Westhues began her documentary project right around September 11, 2001. She’s found patriotism (one of the overt themes in Fourteen Places to Eat) expressed in many ways. Some are garish, others quiet and penetrating. Like an exemplary anthropologist (or is it just like a rural Midwesterner?), Westhues has affection for this place but few illusions. There’s a sense that people here, backed into a kind of vacancy, are managing to get by on less and less. Though not without pride, many faces convey something like bitterness, too.

snooker player, Kay Westhues

Scott Werner setting up
the snooker table,
Korner Pocket, Frankfort, IN
Photo: Kay Westhues
(14 Places to Eat)

Working in relative isolation, Westhues has been able to “get out” via the web. Her Fourteen Places to Eat was awarded by fellow photobloggers in 2006, and afterward was featured by La Repubblica, the big daily newspaper in Italy.

Closer to home, she has two upcoming shows: this weekend October 20-21, 1-5 pm at Works in Progress studio, 101 E Main St., in Kewanna, IN; and October 27-December 9, in the Lexington (KY) Art League‘s juried exhibition, ” Photography What Now.”

In her studies at IU, Westhues considered how anthropologists had partaken of cultures in faraway lands, drawn to all that seemed exotic and peculiar. “I looked at how photography propped that difference up,” Westhues says.

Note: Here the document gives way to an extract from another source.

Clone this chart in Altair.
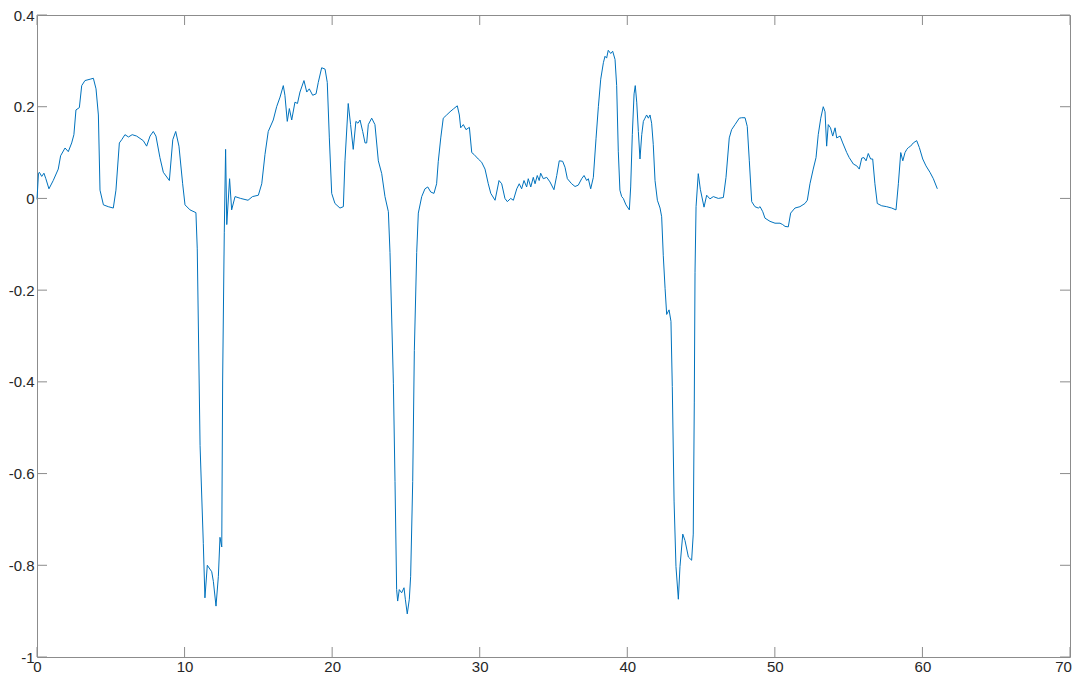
import altair as alt
import pandas as pd

x_vals = [0, 0.1, 0.16, 0.32, 0.47, 0.6, 0.81, 1.1, 1.44, 1.6, 1.9, 2.12, 2.35, 2.5, 2.64, 2.87, 3.03, 3.25, 3.6, 3.82,
          4.0, 4.16, 4.27, 4.5, 4.83, 5.17, 5.35, 5.58, 5.74, 5.96, 6.2, 6.45, 6.75, 7.2, 7.43, 7.66, 7.88, 8.06, 8.33, 8.56,
          8.97, 9.2, 9.4, 9.62, 9.87, 10.03, 10.37, 10.77,
          10.86, 11.05, 11.27, 11.38, 11.54, 11.84, 11.95, 12.13, 12.29, 12.4, 12.52, 12.58, 12.69, 12.78, 12.86, 13.05,
          13.19, 13.42, 13.8, 14.3, 14.6, 15.0,
          15.23, 15.45, 15.67, 16.01, 16.24, 16.47, 16.69, 16.8, 16.96, 17.1, 17.26, 17.48, 17.65, 17.82, 18.09, 18.28,
          18.45, 18.68, 18.91, 19.06, 19.29, 19.52, 19.67, 19.81, 19.97, 20.19, 20.53, 20.76, 20.87, 21.09, 21.25, 21.43,
          21.61, 21.75, 21.89, 22.07, 22.23, 22.34, 22.45, 22.68, 22.9, 23.13, 23.36, 23.58, 23.81,
          23.92, 24.15, 24.26, 24.37, 24.44, 24.55, 24.71, 24.87, 24.96, 25.09, 25.23, 25.32, 25.46, 25.57, 25.73, 25.84,
          26.07, 26.29, 26.48, 26.68, 26.9, 27.08, 27.19, 27.36, 27.53, 27.76, 27.99, 28.21, 28.48, 28.62, 28.71, 28.89,
          29.07, 29.3, 29.46, 29.61, 29.9, 30.13, 30.36, 30.58, 30.75, 31.04, 31.31, 31.49, 31.71, 31.87, 32.1, 32.28,
          32.51, 32.68, 32.84, 33.0, 33.18, 33.29, 33.46, 33.63, 33.75, 33.9, 34.03, 34.13, 34.31, 34.54, 34.76, 35.03,
          35.22, 35.39, 35.62, 35.78, 35.94, 36.23, 36.46, 36.68, 36.91, 37.07, 37.25, 37.36, 37.52, 37.7, 37.88, 38.04,
          38.2, 38.38, 38.49, 38.6, 38.71, 38.88, 39.01, 39.17, 39.28, 39.39, 39.5, 39.62, 39.73, 39.91, 40.14, 40.23,
          40.34, 40.46, 40.54, 40.64, 40.75, 40.86, 40.98, 41.09, 41.2, 41.31, 41.43, 41.54, 41.65, 41.76, 41.88, 42.04,
          42.22, 42.33,
          42.44, 42.56, 42.67, 42.83, 42.96, 43.05, 43.17, 43.3, 43.46, 43.57, 43.76, 43.91, 44.14, 44.36, 44.47, 44.54,
          44.59, 44.66, 44.81, 44.95, 45.2, 45.38, 45.6, 45.83, 46.17, 46.51, 46.69, 46.91, 47.07, 47.3, 47.59, 47.75,
          47.98, 48.13, 48.27, 48.43, 48.65, 48.88, 49.0, 49.18, 49.33, 49.67, 50.01, 50.35, 50.53, 50.69, 50.91, 51.07,
          51.36, 51.7, 52.04, 52.2, 52.38, 52.6, 52.79, 52.94, 53.11, 53.28, 53.4, 53.51, 53.62, 53.77, 53.92, 54.08,
          54.19, 54.42, 54.6, 54.87, 55.04, 55.32, 55.55, 55.72, 55.89, 56.04, 56.18, 56.33, 56.49, 56.63, 56.78, 56.94,
          57.24, 57.58, 57.92, 58.21, 58.37, 58.53, 58.67, 58.82, 58.94, 59.05, 59.2, 59.38, 59.61, 59.79, 60.02, 60.24,
          60.51, 60.74, 61.01]

y_vals = [-0.002, 0.055, 0.057, 0.048, 0.055, 0.043, 0.021, 0.039, 0.064, 0.093, 0.11, 0.102, 0.121, 0.139, 0.193, 0.198,
          0.246, 0.257, 0.26, 0.262, 0.239, 0.182, 0.018, -0.014, -0.018, -0.021, 0.018, 0.121, 0.128, 0.139, 0.134, 0.139,
          0.136, 0.126, 0.114, 0.136, 0.146, 0.136, 0.089, 0.057, 0.039, 0.128, 0.146, 0.114, 0.032, -0.014, -0.025, -0.031,
          -0.11, -0.539, -0.753, -0.871, -0.8, -0.814, -0.835, -0.889, -0.824, -0.739, -0.76, -0.396, -0.075, 0.107, -0.057,
          0.043, -0.025, 0.004, 0.0, -0.004, 0.004, 0.007,
          0.032, 0.096, 0.146, 0.171, 0.2, 0.221, 0.246, 0.225, 0.168, 0.196, 0.171, 0.21, 0.207, 0.232, 0.257, 0.232,
          0.239, 0.225, 0.228, 0.253, 0.285, 0.282, 0.253, 0.132, 0.011, -0.011, -0.021, -0.018, 0.082, 0.207, 0.161, 0.107,
          0.168, 0.164, 0.171, 0.146, 0.121, 0.121, 0.161, 0.175, 0.161, 0.082, 0.054, 0.004, -0.029,
          -0.118, -0.403, -0.617, -0.853, -0.878, -0.853, -0.86, -0.849, -0.874, -0.906, -0.874, -0.824, -0.617, -0.332,
          -0.118, -0.032, 0.004, 0.021, 0.025, 0.014, 0.011, 0.032, 0.08, 0.132, 0.175, 0.182, 0.189, 0.195, 0.202, 0.182,
          0.154, 0.161, 0.15, 0.155, 0.1, 0.096, 0.086, 0.079, 0.064, 0.032, 0.011, -0.004, 0.039, 0.032, 0.0, -0.007, 0.0,
          -0.004, 0.021, 0.032, 0.021, 0.039, 0.025, 0.043, 0.025, 0.046, 0.032, 0.05, 0.039, 0.055, 0.043, 0.046, 0.036,
          0.019, 0.05, 0.082, 0.081, 0.068, 0.043, 0.032, 0.026, 0.029, 0.043, 0.05, 0.039, 0.043, 0.021, 0.046, 0.13, 0.2,
          0.26, 0.296, 0.31, 0.306, 0.323, 0.316, 0.321, 0.303, 0.246, 0.103, 0.018, 0.004, 0.0, -0.014, -0.025, 0.025,
          0.139, 0.228, 0.246, 0.21, 0.146, 0.086, 0.139, 0.168, 0.175, 0.182, 0.175, 0.182, 0.164, 0.118, 0.039, -0.004,
          -0.021, -0.04,
          -0.125, -0.196, -0.253, -0.243, -0.268, -0.41, -0.66, -0.803, -0.874, -0.803, -0.732, -0.746, -0.782, -0.789,
          -0.732, -0.446, -0.161, -0.018, 0.054, 0.02, -0.019, 0.007, -0.001, 0.004, 0.0, 0.002, 0.046, 0.132, 0.15, 0.161,
          0.175, 0.176, 0.176, 0.157, 0.082, -0.007, -0.018, -0.021, -0.018, -0.029, -0.043, -0.05, -0.054, -0.054, -0.057,
          -0.061, -0.062, -0.032, -0.021, -0.018, -0.011, -0.004, 0.032, 0.064, 0.089, 0.139, 0.175, 0.2, 0.189, 0.114,
          0.161, 0.154, 0.136, 0.154, 0.132, 0.136, 0.121, 0.1, 0.089, 0.075, 0.071, 0.064, 0.088, 0.089, 0.082, 0.098,
          0.086, 0.086, 0.032, -0.011, -0.016, -0.018, -0.021, -0.025, 0.032, 0.1, 0.082, 0.1, 0.107, 0.111, 0.114, 0.121,
          0.126, 0.111, 0.086, 0.071, 0.057, 0.043, 0.021]

x_ticks = [0, 10, 20, 30, 40, 50, 60, 70]
y_ticks = [-1, -0.8, -0.6, -0.4, -0.2, 0, 0.2, 0.4]

W, H = 1033, 642
TICK = 10
AXIS_COLOR = "#8c8c8c"
LABEL_COLOR = "#262626"
FONT = "Liberation Sans"
FS = 15

df = pd.DataFrame({"x": x_vals, "y": y_vals})
xt = pd.DataFrame({"x": x_ticks})
yt = pd.DataFrame({"y": y_ticks})

xs = alt.Scale(domain=[0, 70], nice=False, zero=False)
ys = alt.Scale(domain=[-1, 0.4], nice=False, zero=False)

x_axis = alt.Axis(values=x_ticks, title=None, ticks=False, domain=False, grid=False,
                  labelFontSize=FS, labelFont=FONT, labelColor=LABEL_COLOR,
                  labelPadding=2, labelFlush=False, labelOverlap=False,
                  labelOffset={"condition": {"test": "datum.value == 70", "value": -7}, "value": 0})
y_axis = alt.Axis(values=y_ticks, title=None, ticks=False, domain=False, grid=False,
                  labelFontSize=FS, labelFont=FONT, labelColor=LABEL_COLOR,
                  labelPadding=3, labelFlush=False, labelOverlap=False,
                  labelExpr="'' + datum.value")

line = alt.Chart(df).mark_line(color="#0072BD", strokeWidth=1).encode(
    x=alt.X("x:Q", scale=xs, axis=x_axis),
    y=alt.Y("y:Q", scale=ys, axis=y_axis),
)

rule_kw = dict(color=AXIS_COLOR, strokeWidth=1)
bottom_ticks = alt.Chart(xt).mark_rule(**rule_kw).encode(
    x=alt.X("x:Q", scale=xs, axis=x_axis), y=alt.value(H), y2=alt.value(H - TICK))
top_ticks = alt.Chart(xt).mark_rule(**rule_kw).encode(
    x=alt.X("x:Q", scale=xs, axis=x_axis), y=alt.value(0), y2=alt.value(TICK))
left_ticks = alt.Chart(yt).mark_rule(**rule_kw).encode(
    y=alt.Y("y:Q", scale=ys, axis=y_axis), x=alt.value(0), x2=alt.value(TICK))
right_ticks = alt.Chart(yt).mark_rule(**rule_kw).encode(
    y=alt.Y("y:Q", scale=ys, axis=y_axis), x=alt.value(W), x2=alt.value(W - TICK))

chart = alt.layer(line, bottom_ticks, top_ticks, left_ticks, right_ticks).properties(
    width=W, height=H,
    autosize=alt.AutoSizeParams(type="none"),
    padding={"left": 29, "top": 7, "right": 2, "bottom": 20},
    background="white",
).configure_view(stroke=AXIS_COLOR, strokeWidth=1)

chart.save("out.html", embed_options={"renderer": "svg", "actions": False})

Returning to Walkerton, she has tried to capture “something very familiar to me, sort of as an outsider might see it.”

It’s this combination of the strange and the plain, an outsider’s wonder and an insider’s grounding, that comes through in her photographs, as insight. Kay acknowledges, “There’s the thought that nothing happens,” in a place like Walkerton, but “they’re all kinds of things that happen.” ASPARAGUS is for sale on the sidewalk outside the liquor store in Hamlet (its real name), Indiana. A peacock eavesdrops outside a house trailer. A doughnut eating contest, with the two saddest competitors in the world, draws the interest of tigers cubs. The everyday mysteries multiply.